The subtleties of sequence choice and body-positioning are best left to the subconscious, as Bruce Lee put it 'don't think - feel', and the best way to get that to learn is to immerse it in the environment you want it to perform in. Long-term training on a board is likely to leave your subconscious confused when you get back on the rock, just as a summer on lime leaves you flailing on the grit. Malcolm Gladwell's recent book Outliers glibly suggested that elite performers in any discipline have one thing in common - not talent - but practice, and at least 10,000 hours of it. In Jerry Moffatt's book Revelations he recalls training endlessly in a cave at Stoney, confident that he is the only one of his peers so motivated, and later reaps the rewards in the USA.

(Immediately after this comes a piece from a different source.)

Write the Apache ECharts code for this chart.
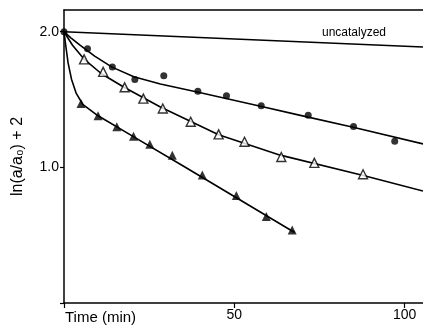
<!DOCTYPE html>
<html>
<head>
<meta charset="utf-8">
<script src="https://cdn.jsdelivr.net/npm/echarts@6/dist/echarts.min.js"></script>
<style>
  html, body { margin: 0; padding: 0; background: #fff; }
  #chart { width: 423px; height: 327px; }
</style>
</head>
<body>
<div id="chart"></div>
<script>
// measured points
const circleTime = [6.9, 14.2, 20.8, 29.3, 39.3, 47.7, 57.9, 71.7, 85.0, 97.1];
const circleValue = [1.875, 1.74, 1.647, 1.676, 1.561, 1.527, 1.454, 1.385, 1.301, 1.193];

const openTriTime = [5.9, 11.5, 17.8, 23.3, 29.0, 37.2, 45.4, 53.0, 63.8, 73.5, 87.8];
const openTriValue = [1.796, 1.704, 1.590, 1.507, 1.434, 1.336, 1.243, 1.189, 1.076, 1.033, 0.949];

const filledTriTime = [5.0, 10.0, 15.5, 20.4, 25.2, 31.8, 40.6, 50.6, 59.4, 67.0];
const filledTriValue = [1.471, 1.380, 1.299, 1.230, 1.171, 1.090, 0.943, 0.792, 0.637, 0.539];

// fitted curves
const circleFitTime = [0, 2.0, 4.8, 9.0, 14.1, 20.5, 28.3, 39.1, 57.7, 69.4, 84.9, 105.4];
const circleFitValue = [2.0, 1.955, 1.899, 1.82, 1.739, 1.668, 1.614, 1.556, 1.450, 1.383, 1.296, 1.173];

const openFitTime = [0, 2.5, 5.8, 11.0, 17.5, 28.3, 45.4, 63.5, 87.9, 105.4];
const openFitValue = [2.0, 1.9, 1.80, 1.69, 1.592, 1.445, 1.240, 1.09, 0.94, 0.826];

const filledFitTime = [0, 0.5, 1.2, 2.2, 3.6, 5.5, 10.0, 20.0, 35.0, 50.0, 67.7];
const filledFitValue = [2.0, 1.90, 1.77, 1.65, 1.545, 1.465, 1.38, 1.232, 1.01, 0.785, 0.52];

const uncatTime = [0, 105.4];
const uncatValue = [2.0, 1.887];

const zip = (xs, ys) => xs.map((x, i) => [x, ys[i]]);

const chart = echarts.init(document.getElementById("chart"));
const font = "Liberation Sans";

const fitLine = (xs, ys) => ({
  type: "line",
  data: zip(xs, ys),
  showSymbol: false,
  lineStyle: { color: "#000", width: 1.6, join: "round" },
  z: 2,
});

chart.setOption({
  animation: false,
  grid: { left: 64, right: 0, top: 10, bottom: 24 },
  xAxis: [
    {
      type: "value",
      min: 0,
      max: 105.4,
      interval: 50,
      splitLine: { show: false },
      axisLine: { lineStyle: { color: "#000", width: 1.5 } },
      axisTick: { length: 5, lineStyle: { color: "#000", width: 1.2 } },
      axisLabel: {
        color: "#000",
        fontFamily: font,
        fontSize: 14,
        margin: 5,
        showMaxLabel: false,
        formatter: (v) => (v === 0 ? "" : String(v)),
      },
    },
    {
      type: "value",
      position: "top",
      min: 0,
      max: 105.4,
      splitLine: { show: false },
      axisLine: { lineStyle: { color: "#000", width: 1.5 } },
      axisTick: { show: false },
      axisLabel: { show: false },
    },
  ],
  yAxis: {
    type: "value",
    min: 0,
    max: 2.16,
    interval: 1,
    splitLine: { show: false },
    axisLine: { lineStyle: { color: "#000", width: 1.5 } },
    axisTick: { length: 4, lineStyle: { color: "#000", width: 1.2 } },
    axisLabel: {
      color: "#000",
      fontFamily: font,
      fontSize: 14,
      margin: 5,
      showMaxLabel: false,
      formatter: (v) => (v === 0 ? "" : v.toFixed(1)),
    },
    name: "ln(a/a₀) + 2",
    nameLocation: "middle",
    nameGap: 38,
    nameTextStyle: { color: "#000", fontFamily: font, fontSize: 16 },
  },
  graphic: [
    {
      type: "text",
      left: 322,
      top: 27,
      style: { text: "uncatalyzed", fill: "#000", font: "12px " + font },
    },
    {
      type: "text",
      left: 65,
      top: 310,
      style: { text: "Time (min)", fill: "#000", font: "15px " + font },
    },
  ],
  series: [
    {
      type: "line",
      data: zip(uncatTime, uncatValue),
      showSymbol: false,
      lineStyle: { color: "#000", width: 1.5 },
    },
    fitLine(circleFitTime, circleFitValue),
    fitLine(openFitTime, openFitValue),
    fitLine(filledFitTime, filledFitValue),
    {
      type: "scatter",
      data: zip(circleTime, circleValue),
      symbol: "circle",
      symbolSize: 7,
      itemStyle: { color: "#000" },
      z: 3,
    },
    {
      type: "scatter",
      data: zip(openTriTime, openTriValue),
      symbol: "triangle",
      symbolSize: 9,
      itemStyle: { color: "#fff", borderColor: "#000", borderWidth: 1.4 },
      z: 3,
    },
    {
      type: "scatter",
      data: zip(filledTriTime, filledTriValue),
      symbol: "triangle",
      symbolSize: 9,
      itemStyle: { color: "#000" },
      z: 3,
    },
    {
      type: "scatter",
      data: [[0, 2.0]],
      symbol: "circle",
      symbolSize: 7,
      itemStyle: { color: "#000" },
      z: 3,
    },
  ],
});
</script>
</body>
</html>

Back when I was twenty and obsessed I put in far more hours, all on the rock, than I do now, and I'm sure that's the key to what I seek. Of those climbers that are putting the hours in now, how many are on unrealistic artificial surfaces? I'm sure that you have to spend at least 50% of your climbing time on rock to avoid loss of technique. My base level is high enough now for me to rest on my laurels at a respectable standard, and there's also a problem of dimishing returns in seeking out new problems locally to solve, so its not likely to change soon. In fact I'm quite looking forward to decrepitude setting in and pushing me back down through the grades and a new set of puzzles!

What has also intrigued me is how technique in climbing is analagous to composition in photography. Its another four dimensional puzzle that for me gets played out twice for each photograph. First there is getting yourself to the right place at the right season, time of day and weather. Secondly is settling on the right angle of view and precise positioning to resolve the elements within the frame and give a harmonious composition. I say harmonious but its an inadequate word, for many shots you may be trying to create a startling effect or a neutral one. If its a climbing shot a lot then rests on the timing at the last instant, plus recomposing on-the-fly to ensure that as the main subject moves they aren't upsetting the composition as a whole. On a landscape shot the final timing is also suprisingly fraught, I guess the final images give the impression that the making of the image is a calm affair - not usually! The final composition has to be tweaked to accomodate moving and reshaping clouds, wandering sheep etc, all whilst trying to capture what is usually fleeting good light and ensuring any wind effects on vegetation are as desired.

I'm sure lessons learnt in reading climbs have been used to good effect in composing photographs, and I'm sure in time compositional trials will further my pursuit of a more refined climbing technique. Some of my most productive times in both areas have undoubtedly been away on trips when I've been immersed in both on a daily basis.

I equate making it to a good location with the right gear in the right season to turning up to try a climb fit, strong and with the right boots. Success of sorts may be easy to achieve, whether the desired tick or a half-decent photo, but what will create real lasting satisfaction comes down to those last little elements, and ultimately, technique. Flashing the climb with an elegant sequence, or quickly settling on a really cogent composition, these are things that cannot be trained for but rely on regular practice in the field coupled with maintaining an open, creative mindset. Or as the Zen maxim goes:

'First develop a perfect technique. Then place yourself at the mercy of inspiration.'


Fiend said...

Good post. Always interesting to read this sort of philosophy. You are the Unc of technique lol.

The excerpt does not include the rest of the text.